Dealing with disappointment

I was thinking about yesterday’s entry as I listened to Mitt Romney’s concession speech yesterday.  Failing to be elected as President of the United States clearly wasn’t an experience that Romney had sought.  But it seemed to me that he dealt with it graciously and with aplomb.

Admittedly it took him a while to come out and make his speech (after the outcome was clear), and he has been criticised in some quarters for this delay.  However, I think that there is merit in allowing time to process your emotions, gather your thoughts and then react to any disappointment that comes along in life.

There were two aspects of the concession speech that I thought were noteworthy.

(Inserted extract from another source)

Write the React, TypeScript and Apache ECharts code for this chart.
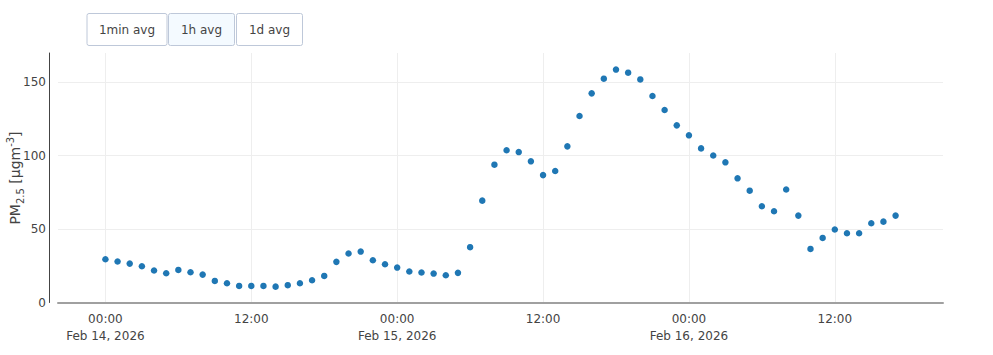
import React, { useEffect, useRef } from "react";
import * as echarts from "echarts";

const START_UTC = Date.UTC(2026, 1, 14, 0, 0, 0);

// PM2.5 hourly averages starting Feb 14, 2026 00:00 (x = hours since start)
const pmValues = [
  29.5, 27.9, 26.5, 24.7, 21.8, 19.9, 22.2, 20.6, 19.0, 14.7,
  13.1, 11.3, 11.3, 11.3, 10.8, 11.8, 13.1, 15.2, 18.1, 27.7,
  33.4, 34.7, 28.8, 26.1, 23.8, 21.1, 20.4, 19.7, 18.6, 20.2,
  37.7, 69.4, 93.9, 103.7, 102.5, 96.2, 86.8, 89.6, 106.4, 127.1,
  142.5, 152.5, 158.7, 156.6, 152.0, 140.7, 131.2, 120.7, 113.9, 105.0,
  100.2, 95.5, 84.6, 76.2, 65.6, 62.2, 77.0, 59.2, 36.5, 44.0,
  49.7, 47.2, 47.2, 54.0, 55.1, 59.2,
];

const xTickHours = [0, 12, 24, 36, 48, 60];
const yTicks = [0, 50, 100, 150];
const buttonLabels = ["1min avg", "1h avg", "1d avg"];
const activeButton = 1;
const yTitle = "{a|PM}{b|2.5}{a| [µgm}{c|-3}{a|]}";

const MONTHS = ["Jan", "Feb", "Mar", "Apr", "May", "Jun", "Jul", "Aug", "Sep", "Oct", "Nov", "Dec"];

const pad2 = (n: number) => (n < 10 ? "0" + n : "" + n);

function fmtX(h: number): string {
  const d = new Date(START_UTC + Math.round(h * 60) * 60000);
  const hh = pad2(d.getUTCHours()) + ":" + pad2(d.getUTCMinutes());
  if (d.getUTCHours() === 0 && d.getUTCMinutes() === 0) {
    return hh + "\n" + MONTHS[d.getUTCMonth()] + " " + d.getUTCDate() + ", " + d.getUTCFullYear();
  }
  return hh;
}

export default function App() {
  const ref = useRef<HTMLDivElement>(null);
  useEffect(() => {
    if (!ref.current) return;
    const chart = echarts.init(ref.current, null, { renderer: "svg" });
    const font = "DejaVu Sans, Verdana, sans-serif";
    const data = pmValues.map((v, i) => [i, v]);

    const btnX = [87, 168.5, 236.5];
    const btnW = [80, 66, 66];
    const graphics: any[] = [];
    buttonLabels.forEach((lab, i) => {
      graphics.push({
        type: "rect",
        shape: { x: btnX[i], y: 13.5, width: btnW[i], height: 32, r: 2 },
        style: { fill: i === activeButton ? "#F4FAFF" : "#ffffff", stroke: "#BEC8D9", lineWidth: 1 },
        silent: true,
      });
      graphics.push({
        type: "text",
        x: btnX[i] + btnW[i] / 2,
        y: 29.5,
        style: {
          text: lab,
          fill: "#444444",
          font: "12px " + font,
          align: "center",
          verticalAlign: "middle",
        },
        silent: true,
      });
    });
    graphics.push({
      type: "text",
      x: 15,
      y: 178,
      rotation: Math.PI / 2,
      silent: true,
      style: {
        text: yTitle,
        fill: "#444444",
        fontFamily: font,
        fontSize: 14,
        align: "center",
        verticalAlign: "middle",
        rich: {
          a: { fontSize: 14, fill: "#444444", fontFamily: font, lineHeight: 20, verticalAlign: "middle" },
          b: { fontSize: 10, fill: "#444444", fontFamily: font, lineHeight: 20, verticalAlign: "bottom" },
          c: { fontSize: 10, fill: "#444444", fontFamily: font, lineHeight: 20, verticalAlign: "top" },
        },
      },
    });

    chart.setOption({
      animation: false,
      backgroundColor: "#ffffff",
      textStyle: { fontFamily: font },
      grid: {
        left: 58,
        right: 50,
        top: 53,
        bottom: 52.5,
        containLabel: false,
        outerBoundsMode: "none",
      },
      graphic: graphics,
      xAxis: {
        type: "value",
        min: -3.9,
        max: 68.9,
        axisLine: { show: true, onZero: false, lineStyle: { color: "#a0a0a0", width: 2 } },
        axisTick: { show: false, customValues: xTickHours },
        axisLabel: {
          customValues: xTickHours,
          formatter: (v: number) => fmtX(v),
          color: "#444444",
          fontSize: 12,
          fontFamily: font,
          lineHeight: 17,
          margin: 8,
          hideOverlap: false,
        },
        splitLine: { show: true, lineStyle: { color: "#eeeeee", width: 1 } },
      },
      yAxis: {
        type: "value",
        min: 0,
        max: 170,
        offset: 9,
        axisLine: { show: true, onZero: false, lineStyle: { color: "#444444", width: 1 } },
        axisTick: { show: false, customValues: yTicks },
        axisLabel: { customValues: yTicks, color: "#444444", fontSize: 12, fontFamily: font, margin: 3 },
        splitLine: { show: true, lineStyle: { color: "#eeeeee", width: 1 } },
      },
      series: [
        {
          type: "scatter",
          data,
          symbol: "circle",
          symbolSize: 6.5,
          itemStyle: { color: "#1f77b4", opacity: 1 },
          silent: true,
        },
      ],
    });
    return () => chart.dispose();
  }, []);
  return (
    <div
      ref={ref}
      style={{ position: "fixed", left: 0, top: 0, width: 993, height: 355 }}
    />
  );
}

Firstly, Romney went beyond the bare minimum of thanking his supporters, congratulating his opponent and walking off.  He was almost statesman-like when he said:

“At a time like this, we can’t risk partisan bickering and political posturing. Our leaders have to reach across the aisle to do the nation’s work.”

This didn’t give the impression of a quick ‘tick the box’ speech, but rather it was crafted to set a positive tone for his followers.

Secondly, I thought he demonstrated integrity by not hiding his disappointment while offering to pray for Obama.

“I so wish that I had been able to fulfill your hopes to lead the country in a different direction, but the nation chose another leader. And so Ann and I join with you to earnestly pray for him and for this great nation.”

While Mitt Romney wouldn’t have been my choice for President, I thought the way he handled himself in defeat was classy – and a lesson to all of us when we face disappointment.